Very droll, some guy, very droll (as Sir Humphrey Applebey of _Yes Minister _would say)...

Well two pieces that come to mind (& they are probably in the public domain):

*Bruch* - Violin Concerto No. 1
*Debussy* - Jeux

EDIT: Manotovani (I know he isn't really classical, more easy listening, but anyway) typically used a "cascading strings" sound which could really be of use to you? Maybe some of his stuff sounds too light & not dramatic enough, but outside of the classical realm, there was probably no better composer/arranger for strings...


----------



## Zanralotta (Jan 31, 2009)

The last minute or so from Mendelssohn's Sting Quartet in F minor Op. 80, which he wrote after the death of his sister. It was the last thing he completed.


----------



## tolworthy (Oct 17, 2009)

Andre said:


> *Bruch* - Violin Concerto No. 1


THAT'S THE ONE! Many thanks!
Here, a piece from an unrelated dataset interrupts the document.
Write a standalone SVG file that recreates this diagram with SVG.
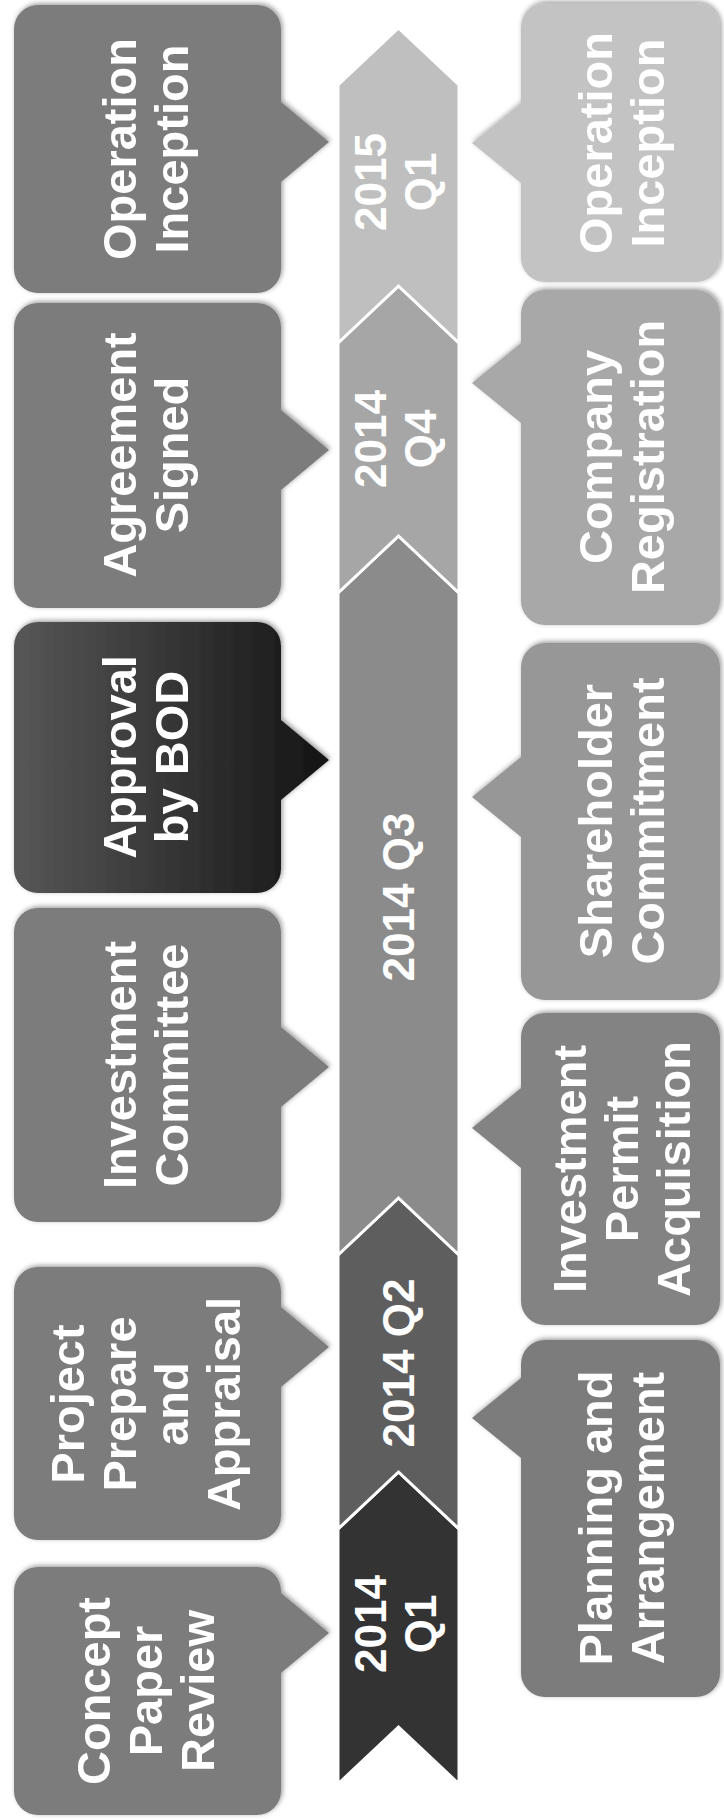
<svg xmlns="http://www.w3.org/2000/svg" width="724" height="1819" viewBox="0 0 724 1819">
<defs>
<style>
.lbl{font-family:"Liberation Sans",Arial,sans-serif;font-weight:bold;fill:#ffffff;text-anchor:middle}
.box{font-size:47px}
.band{font-size:44px}
.seg{stroke:#ffffff;stroke-width:3;stroke-linejoin:miter}
.call{filter:url(#sh)}
</style>
<filter id="sh" x="-10%" y="-10%" width="120%" height="120%">
<feDropShadow dx="1.5" dy="-1.5" stdDeviation="2.5" flood-color="#000" flood-opacity="0.4"/>
</filter>
<linearGradient id="dark" x1="0" y1="0" x2="1" y2="0">
<stop offset="0" stop-color="#575757"/>
<stop offset="1" stop-color="#141414"/>
</linearGradient>
</defs>
<rect width="724" height="1819" fill="#ffffff"/>

<g id="timeline">
<g id="seg-2014-q1">
<polygon class="seg" fill="#333333" points="338,1784 398.5,1727 459,1784 459,1529 398.5,1472 338,1529"/>
<text class="lbl band" transform="translate(396,1624) rotate(-90)"><tspan x="0" y="-9.6">2014</tspan><tspan x="0" y="40.4">Q1</tspan></text>
</g>
<g id="seg-2014-q2">
<polygon class="seg" fill="#5e5e5e" points="338,1529 398.5,1472 459,1529 459,1255 398.5,1198 338,1255"/>
<text class="lbl band" transform="translate(398.5,1363) rotate(-90)"><tspan x="0" y="15.4">2014 Q2</tspan></text>
</g>
<g id="seg-2014-q3">
<polygon class="seg" fill="#8b8b8b" points="338,1255 398.5,1198 459,1255 459,593 398.5,536 338,593"/>
<text class="lbl band" transform="translate(398.5,897) rotate(-90)"><tspan x="0" y="15.4">2014 Q3</tspan></text>
</g>
<g id="seg-2014-q4">
<polygon class="seg" fill="#a6a6a6" points="338,593 398.5,536 459,593 459,343 398.5,286 338,343"/>
<text class="lbl band" transform="translate(396,439) rotate(-90)"><tspan x="0" y="-9.6">2014</tspan><tspan x="0" y="40.4">Q4</tspan></text>
</g>
<g id="seg-2015-q1">
<polygon class="seg" fill="#bfbfbf" points="338,343 398.5,286 459,343 459,85 398.5,28 338,85"/>
<text class="lbl band" transform="translate(396,182) rotate(-90)"><tspan x="0" y="-9.6">2015</tspan><tspan x="0" y="40.4">Q1</tspan></text>
</g>
</g>

<g id="top-callouts">
<g id="concept-paper-review" class="call">
<path fill="#7b7b7b" d="M38,1567 H257 A24,24 0 0 1 281,1591 V1593 L329,1633 L281,1673 V1791 A24,24 0 0 1 257,1815 H38 A24,24 0 0 1 14,1791 V1591 A24,24 0 0 1 38,1567 Z"/>
<text class="lbl box" transform="translate(145,1691) rotate(-90)"><tspan x="0" y="-35.5">Concept</tspan><tspan x="0" y="16.5">Paper</tspan><tspan x="0" y="68.5">Review</tspan></text>
</g>
<g id="project-prepare-appraisal" class="call">
<path fill="#7b7b7b" d="M38,1267 H257 A24,24 0 0 1 281,1291 V1307 L329,1347 L281,1387 V1516 A24,24 0 0 1 257,1540 H38 A24,24 0 0 1 14,1516 V1291 A24,24 0 0 1 38,1267 Z"/>
<text class="lbl box" transform="translate(145,1404) rotate(-90)"><tspan x="0" y="-61.5">Project</tspan><tspan x="0" y="-9.5">Prepare</tspan><tspan x="0" y="42.5">and</tspan><tspan x="0" y="94.5">Appraisal</tspan></text>
</g>
<g id="investment-committee" class="call">
<path fill="#7b7b7b" d="M38,908 H257 A24,24 0 0 1 281,932 V1027 L329,1067 L281,1107 V1198 A24,24 0 0 1 257,1222 H38 A24,24 0 0 1 14,1198 V932 A24,24 0 0 1 38,908 Z"/>
<text class="lbl box" transform="translate(145,1065) rotate(-90)"><tspan x="0" y="-9.5">Investment</tspan><tspan x="0" y="42.5">Committee</tspan></text>
</g>
<g id="approval-by-bod" class="call">
<path fill="url(#dark)" d="M38,622 H257 A24,24 0 0 1 281,646 V720 L329,760 L281,800 V869 A24,24 0 0 1 257,893 H38 A24,24 0 0 1 14,869 V646 A24,24 0 0 1 38,622 Z"/>
<text class="lbl box" transform="translate(145,757) rotate(-90)"><tspan x="0" y="-9.5">Approval</tspan><tspan x="0" y="42.5">by BOD</tspan></text>
</g>
<g id="agreement-signed" class="call">
<path fill="#7b7b7b" d="M38,303 H257 A24,24 0 0 1 281,327 V410 L329,450 L281,490 V584 A24,24 0 0 1 257,608 H38 A24,24 0 0 1 14,584 V327 A24,24 0 0 1 38,303 Z"/>
<text class="lbl box" transform="translate(145,455) rotate(-90)"><tspan x="0" y="-9.5">Agreement</tspan><tspan x="0" y="42.5">Signed</tspan></text>
</g>
<g id="operation-inception-top" class="call">
<path fill="#7b7b7b" d="M38,5 H257 A24,24 0 0 1 281,29 V102 L329,142 L281,182 V269 A24,24 0 0 1 257,293 H38 A24,24 0 0 1 14,269 V29 A24,24 0 0 1 38,5 Z"/>
<text class="lbl box" transform="translate(145,149) rotate(-90)"><tspan x="0" y="-9.5">Operation</tspan><tspan x="0" y="42.5">Inception</tspan></text>
</g>
</g>

<g id="bottom-callouts">
<g id="planning-arrangement" class="call">
<path fill="#7b7b7b" d="M545,1340 H696 A24,24 0 0 1 720,1364 V1673 A24,24 0 0 1 696,1697 H545 A24,24 0 0 1 521,1673 V1458 L472,1418 L521,1378 V1364 A24,24 0 0 1 545,1340 Z"/>
<text class="lbl box" transform="translate(621,1518) rotate(-90)"><tspan x="0" y="-9.5">Planning and</tspan><tspan x="0" y="42.5">Arrangement</tspan></text>
</g>
<g id="investment-permit-acquisition" class="call">
<path fill="#838383" d="M545,1013 H696 A24,24 0 0 1 720,1037 V1301 A24,24 0 0 1 696,1325 H545 A24,24 0 0 1 521,1301 V1168 L472,1128 L521,1088 V1037 A24,24 0 0 1 545,1013 Z"/>
<text class="lbl box" transform="translate(621,1169) rotate(-90)"><tspan x="0" y="-35.5">Investment</tspan><tspan x="0" y="16.5">Permit</tspan><tspan x="0" y="68.5">Acquisition</tspan></text>
</g>
<g id="shareholder-commitment" class="call">
<path fill="#979797" d="M545,643 H696 A24,24 0 0 1 720,667 V976 A24,24 0 0 1 696,1000 H545 A24,24 0 0 1 521,976 V837 L472,797 L521,757 V667 A24,24 0 0 1 545,643 Z"/>
<text class="lbl box" transform="translate(621,821) rotate(-90)"><tspan x="0" y="-9.5">Shareholder</tspan><tspan x="0" y="42.5">Commitment</tspan></text>
</g>
<g id="company-registration" class="call">
<path fill="#a8a8a8" d="M545,290 H696 A24,24 0 0 1 720,314 V601 A24,24 0 0 1 696,625 H545 A24,24 0 0 1 521,601 V423 L472,383 L521,343 V314 A24,24 0 0 1 545,290 Z"/>
<text class="lbl box" transform="translate(621,457) rotate(-90)"><tspan x="0" y="-9.5">Company</tspan><tspan x="0" y="42.5">Registration</tspan></text>
</g>
<g id="operation-inception-bottom" class="call">
<path fill="#c3c3c3" d="M545,3 H696 A24,24 0 0 1 720,27 V258 A24,24 0 0 1 696,282 H545 A24,24 0 0 1 521,258 V183 L472,143 L521,103 V27 A24,24 0 0 1 545,3 Z"/>
<text class="lbl box" transform="translate(621,143) rotate(-90)"><tspan x="0" y="-9.5">Operation</tspan><tspan x="0" y="42.5">Inception</tspan></text>
</g>
</g>
</svg>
I've just licensed the 2nd movement and am downloading it right now.

Most people probably think I'm too picky about music. In most other areas I have a brutally functional approach to games - I don't use spoken audio or 3D graphics, for example, because I don't think they justify the time needed (time that must be taken away from creating the story). But for me the best quality music is essential.

Before you recommended the Bruck piece I'd already given up and made a compromise piece using some other music, and the final effect was not bad, but the Bruck piece has that extra something. I suppose it's what separates the "great" composers from the merely talented. Typing this I can still hear the music in my head, which means it's _right_. The other music, though adequate, was forgettable. Even though my budget is miniscule and deadlines are tight, the music really matters to me.

Thanks again.


----------



## Sid James (Feb 7, 2009)

Well I'm glad, tolworthy that my suggestion was of use to you. Yes, the second movement of Bruch's _Violin Concerto No. 1_ immediately came to mind when you mentioned "soaring strings." The moment when that big string crescendo comes in that movement must be one of my favourite (& memorable) parts of any violin concerto. It's just such a release, so upbeat after the moodiness of the first movement. The work is just a masterpiece of it's time, even though it looks back to the style of Mendelssohn rather than forwards to new horizons. But this just proves that it doesn't mean that if something is conservative it has to be bad. For your listening, if you like this work, you may also like his _Scottish Fantasy_, which is a kind of concerto for violin (with harp accompaniment) & orchestra...


----------



## tolworthy (Oct 17, 2009)

This board has been invaluable to me. I never would have spotted that part myself - I had listened to a large part of that symphony before, but somehow skipped the second movement! So thanks again.


----------